Agent K: What are you pitching?
Me: Security & Exchange is a contemporary first person mystery set in tech-savvy Seattle, featuring computer forensics detective Dag Hamar and his partner Deb Riley. Computer code and hidden files prove as dangerous as dark alleys and flying bullets as Dag tears apart a missing man's laptop computer and discovers the billion dollar fortune he took with him.
Agent K: Would you mind sending it to me, too?
Me: Sure. I'm polishing the draft right now and will be mailing it out on August 11.
Agent K: That would be fine.
Me: Uh... Did you just want a sample chapter and synopsis?
Agent K: No. Send me the whole thing. I want to read it.

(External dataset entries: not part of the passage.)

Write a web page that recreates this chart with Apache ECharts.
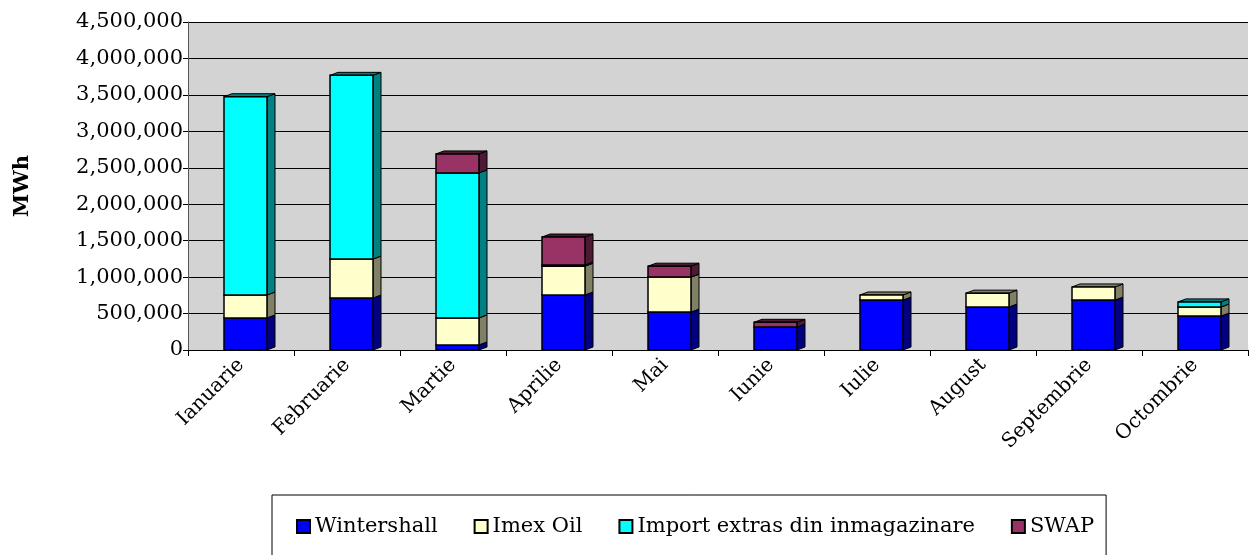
<!DOCTYPE html>
<html style="height: 100%">
<head>
    <meta charset="utf-8">
    <style type="text/css">
        .box{width: 1253px;height:555px;}
    </style>
</head>
<body style="height: 100%; margin: 0; background:#fff">
<div class="box" id="container"></div>
<script src="https://cdn.jsdelivr.net/npm/echarts@6/dist/echarts.min.js"></script>
<script type="text/javascript">
    // luni
    var months = ['Ianuarie','Februarie','Martie','Aprilie','Mai','Iunie','Iulie','August','Septembrie','Octombrie'];
    // MWh pe sursa
    var wintershall = [440000, 713000, 70000, 755000, 520000, 315000, 685000, 590000, 685000, 466000];
    var imexOil     = [315000, 535000, 370000, 395000, 480000, 0, 70000, 190000, 180000, 124000];
    var importExtras = [2720000, 2520000, 1990000, 15000, 0, 0, 0, 0, 0, 70000];
    var swap        = [0, 0, 260000, 385000, 150000, 65000, 0, 0, 0, 0];

    var seriesDefs = [
        {name: 'Wintershall', data: wintershall, color: '#0000ff', side: '#000080'},
        {name: 'Imex Oil', data: imexOil, color: '#ffffcc', side: '#808066'},
        {name: 'Import extras din inmagazinare', data: importExtras, color: '#00ffff', side: '#008080'},
        {name: 'SWAP', data: swap, color: '#993366', side: '#4d1a33'}
    ];

    var dom = document.getElementById("container");
    var chart = echarts.init(dom);

    function makeRender(col, side) {
        return function (params, api) {
            var lo = api.value(1), hi = api.value(2);
            if (hi <= lo) return null;
            var p0 = api.coord([api.value(0), lo]);
            var p1 = api.coord([api.value(0), hi]);
            var x = p0[0] - 17, w = 43, y = p1[1], h = p0[1] - p1[1];
            var dx = 8, dy = -3;
            return {
                type: 'group',
                children: [
                    {type: 'polygon', shape: {points: [[x + w, y], [x + w + dx, y + dy], [x + w + dx, y + h + dy], [x + w, y + h]]},
                        style: {fill: side, stroke: '#000', lineWidth: 1}},
                    {type: 'polygon', shape: {points: [[x, y], [x + dx, y + dy], [x + w + dx, y + dy], [x + w, y]]},
                        style: {fill: side, stroke: '#000', lineWidth: 1}},
                    {type: 'rect', shape: {x: x, y: y, width: w, height: h},
                        style: {fill: col, stroke: '#000', lineWidth: 1.5}}
                ]
            };
        };
    }

    var base = months.map(function () { return 0; });
    var series = seriesDefs.map(function (s) {
        var d = s.data.map(function (v, i) {
            var item = [i, base[i], base[i] + v];
            base[i] += v;
            return item;
        });
        return {
            name: s.name,
            type: 'custom',
            renderItem: makeRender(s.color, s.side),
            itemStyle: {color: s.color, borderColor: '#000', borderWidth: 1},
            encode: {x: 0, y: [1, 2]},
            data: d
        };
    });

    var serif = 'DejaVu Serif';
    var option = {
        backgroundColor: '#ffffff',
        animation: false,
        grid: {
            left: 188, right: 5, top: 22, bottom: 205,
            show: true, backgroundColor: '#d3d3d3', borderWidth: 0
        },
        legend: {
            left: 272, top: 495,
            data: seriesDefs.map(function (s) { return s.name; }),
            icon: 'rect',
            itemWidth: 13, itemHeight: 13, itemGap: 36,
            padding: [21, 12, 40, 24],
            borderColor: '#000', borderWidth: 1,
            textStyle: {fontFamily: serif, fontSize: 21, color: '#000'}
        },
        xAxis: {
            type: 'category',
            data: months,
            axisLine: {lineStyle: {color: '#000'}},
            axisTick: {show: true, length: 6, lineStyle: {color: '#000'}},
            axisLabel: {rotate: 45, interval: 0, fontFamily: serif, fontSize: 20, color: '#000', margin: 12}
        },
        yAxis: {
            type: 'value',
            min: 0, max: 4500000, interval: 500000,
            name: 'MWh',
            nameLocation: 'middle',
            nameGap: 155,
            nameTextStyle: {fontFamily: serif, fontSize: 21, fontWeight: 'bold', color: '#000'},
            axisLine: {show: true, lineStyle: {color: '#555'}},
            axisTick: {show: true, length: 5, lineStyle: {color: '#000'}},
            axisLabel: {fontFamily: serif, fontSize: 21, color: '#000', margin: 5,
                formatter: function (v) { return v.toLocaleString('en-US'); }},
            splitLine: {show: true, lineStyle: {color: '#000', width: 1}}
        },
        series: series
    };
    chart.setOption(option);
</script>
</body>
</html>
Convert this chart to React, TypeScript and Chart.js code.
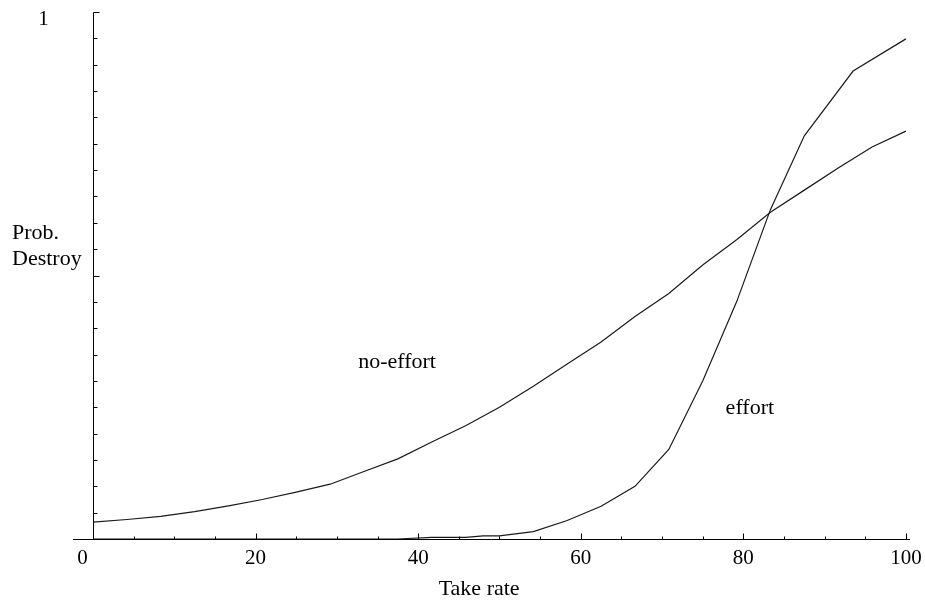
import React, { useEffect, useRef } from "react";
import { Chart, registerables } from "chart.js";

Chart.register(...registerables);

// ---- data ----
const takeRateNoEffort = [0, 4.17, 8.33, 12.5, 16.67, 20.83, 25, 29.17, 33.33, 37.5, 41.67, 45.83, 50, 54.17, 58.33, 62.5, 66.67, 70.83, 75, 79.17, 83.33, 87.5, 91.67, 95.83, 100];
const noEffort = [0.032, 0.037, 0.043, 0.052, 0.063, 0.075, 0.089, 0.104, 0.128, 0.152, 0.184, 0.215, 0.25, 0.29, 0.332, 0.374, 0.422, 0.466, 0.52, 0.568, 0.62, 0.662, 0.704, 0.744, 0.774];
const takeRateEffort = [0, 4.17, 8.33, 12.5, 16.67, 20.83, 25, 29.17, 33.33, 37.5, 41.67, 45.83, 48, 50, 54.17, 58.33, 62.5, 66.67, 70.83, 75, 79.17, 83.33, 87.5, 93.5, 100];
const effort = [0, 0, 0, 0, 0, 0, 0, 0, 0, 0, 0.003, 0.003, 0.006, 0.006, 0.014, 0.035, 0.062, 0.1, 0.17, 0.3, 0.45, 0.625, 0.765, 0.888, 0.949];

const xTickLabels = [20, 40, 60, 80, 100];
const yTickLabels = [1];
const originLabel = "0";
const xTitle = "Take rate";
const yTitle = ["Prob.", "Destroy"];
const curveLabels = [
  { text: "no-effort", x: 37.4, y: 0.336 },
  { text: "effort", x: 80.8, y: 0.249 },
];

const FONT = '22px "Liberation Serif", "Times New Roman", serif';
const TICK_FONT = '21px "Liberation Serif", "Times New Roman", serif';

const axesPlugin = {
  id: "mathAxes",
  afterDatasetsDraw(chart: any) {
    const { ctx, chartArea } = chart;
    const xs = chart.scales.x;
    const ys = chart.scales.y;
    const x0 = Math.round(xs.getPixelForValue(0)) + 0.5;
    const y0 = Math.round(ys.getPixelForValue(0)) + 0.5;
    const yTop = Math.round(ys.getPixelForValue(1)) + 0.5;
    ctx.save();
    ctx.strokeStyle = "#000";
    ctx.lineWidth = 1;
    ctx.beginPath();
    ctx.moveTo(chartArea.left, y0);
    ctx.lineTo(chartArea.right, y0);
    ctx.moveTo(x0, yTop);
    ctx.lineTo(x0, y0);
    // x ticks (inward, upward)
    for (let v = 5; v <= 100; v += 5) {
      const px = Math.round(xs.getPixelForValue(v)) + 0.5;
      const len = v % 20 === 0 ? 6 : 3;
      ctx.moveTo(px, y0);
      ctx.lineTo(px, y0 - len);
    }
    // y ticks (inward, rightward)
    for (let i = 1; i <= 20; i++) {
      const v = i * 0.05;
      const py = Math.round(ys.getPixelForValue(v)) + 0.5;
      const len = i % 10 === 0 ? 6 : 4;
      ctx.moveTo(x0, py);
      ctx.lineTo(x0 + len, py);
    }
    ctx.stroke();

    ctx.fillStyle = "#000";
    ctx.font = TICK_FONT;
    ctx.textBaseline = "middle";
    ctx.textAlign = "center";
    const labY = y0 + 19;
    xTickLabels.forEach((v) => {
      ctx.fillText(String(v), xs.getPixelForValue(v), labY);
    });
    ctx.fillText(originLabel, x0 - 11, labY);
    yTickLabels.forEach((v) => {
      ctx.fillText(String(v), x0 - 50, ys.getPixelForValue(v) + 7);
    });
    ctx.font = FONT;
    ctx.fillText(xTitle, xs.getPixelForValue(47.5), y0 + 50);
    ctx.textAlign = "left";
    ctx.fillText(yTitle[0], 12, 233);
    ctx.fillText(yTitle[1], 12, 259);
    ctx.textAlign = "center";
    curveLabels.forEach((l) => {
      ctx.fillText(l.text, xs.getPixelForValue(l.x), ys.getPixelForValue(l.y));
    });
    ctx.restore();
  },
};

export default function App() {
  const ref = useRef<HTMLCanvasElement | null>(null);
  useEffect(() => {
    if (!ref.current) return;
    const mk = (xv: number[], yv: number[]) => xv.map((x, i) => ({ x, y: yv[i] }));
    const chart = new Chart(ref.current, {
      type: "line",
      data: {
        datasets: [
          { label: "no-effort", data: mk(takeRateNoEffort, noEffort), borderColor: "#1a1a1a", borderWidth: 1.2, pointRadius: 0, tension: 0, clip: false, fill: false },
          { label: "effort", data: mk(takeRateEffort, effort), borderColor: "#1a1a1a", borderWidth: 1.2, pointRadius: 0, tension: 0, clip: false, fill: false },
        ],
      },
      options: {
        animation: false,
        responsive: false,
        events: [],
        layout: { padding: { left: 73, right: 15, top: 12, bottom: 73 } },
        plugins: { legend: { display: false }, tooltip: { enabled: false } },
        scales: {
          x: { type: "linear", min: -2.46, max: 100.5, display: false },
          y: { type: "linear", min: 0, max: 1, display: false },
        },
      },
      plugins: [axesPlugin],
    });
    return () => chart.destroy();
  }, []);
  return (
    <div style={{ position: "absolute", left: 0, top: 0, width: 925, height: 612, background: "#fff" }}>
      <canvas ref={ref} width={925} height={612} style={{ width: 925, height: 612, display: "block" }} />
    </div>
  );
}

So I have two asks for the complete manuscript and a promise to deliver on August 11! I'm quite blown away.

Also, was in a really great session with Alice Volpe who is J.A. Jance's agent. What a funny and interesting person! I wish her session had been twice as long and that I'd been there for all of it. Key points (in response to direct questions) included
  1. It is more important to have a great single book than to have a series. End the book in the way that will make it the best book possible, not so you can make a franchise out of it.

  2. It's great that you put out the anthology for charity and it won't make a bit of difference to a publisher. What do you think they are going to be mad because you stole a hundred customers?

She also managed to point at me in a jacket and tie and wearing my Panama hat and say "I'll bet you are writing noir fiction." We had a good laugh, but I didn't really pitch to her. I'll send her a query after the conference.

Finally, there was dinner with J.A. Jance. Wow! listening to her story of being denied entrance into University of Arizona's creative writing program because she was a girl (1964) and her 18-year struggle before she finally sat down to write a book was amazing. But listening to some of the responses that she has gotten from readers over the years opens your eyes to the real power of the written word to change people's lives, even if it is a genre fiction novel. It's something to think about.

Today, a session on blogging for writers and then Ken Atchity will be speaking over lunch.